According to the announcement, inbound transfers of XLM will be enabled starting at 1 p.m. PST. As with previous listings, trading functionality will be enabled in stages, to prevent front-running and market manipulation. Approximately twelve hours after deposits begin, users will be post trading orders, and the exchange will begin matching them. Full trading will only become available after each of these stages has been completed.
Although the distribution of lumens does not follow the letter of Coinbase’s Digital Asset Framework, the Stellar vision is closely aligned with that of Coinbase. According to the announcement:
“Stellar aims to connect banks, payment systems and individuals quickly and reliably. Since its launch in 2014, its vision has been to unite the world’s financial infrastructure so that money can flow quickly and cheaply between banks, businesses, and people. The Internet connected the world’s computers so that information could be shared globally. Stellar aims to do the same for money.”
More Drama Ahead?
The announcement resolves one of the last cliffhangers which Coinbase initiated early last year. Shortly after listing Bitcoin Cash (BCH) and Ethereum Classic (ETC), the San Francisco-based wallet service announced its intention to gradually list five popular tokens: 0x, Basic Attention Token, Zcash, Stellar and Cardano (ADA). Following today’s announcement, Cardano (ADA) is the only one which has not yet been listed.
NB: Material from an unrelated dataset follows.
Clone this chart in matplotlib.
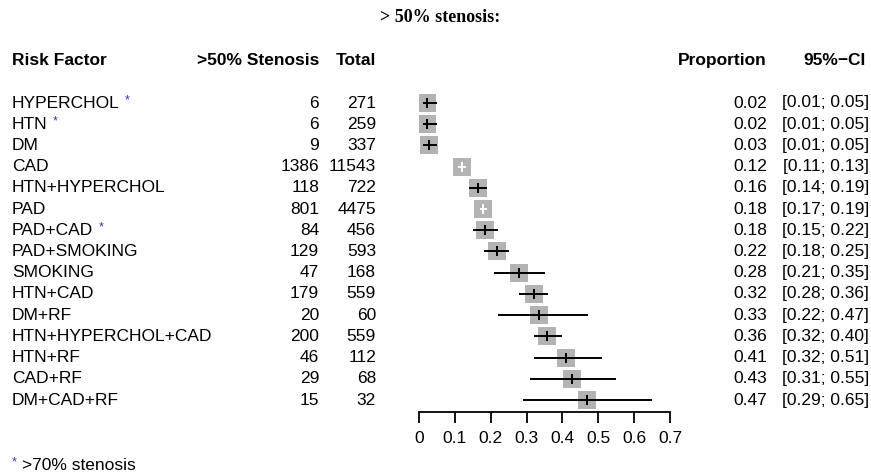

Other tokens, including the dollar-backed Circle USD, and Ripple’s XRP token, have also been listed, but not all of them have proceeded seamlessly.
The most recent listing, XRP, was met with widespread complaints by users whose deposits had been misplaced. Because these users had used incorrect “destination tags,” the exchange said, these deposits were “permanently lost.”
Like XRP, the Stellar protocol uses destination tags, and Coinbase has warned traders that this field must be correctly filled in order for deposits to be credited. “Please note that inbound transfers require the specification of an XLM memo,“ the exchange said in the announcement.
If the XRP listing is any indication, today’s announcement could be followed by more unhappy Stellar hodlers.
The author is invested in Stellar and XRP, which are mentioned in this article.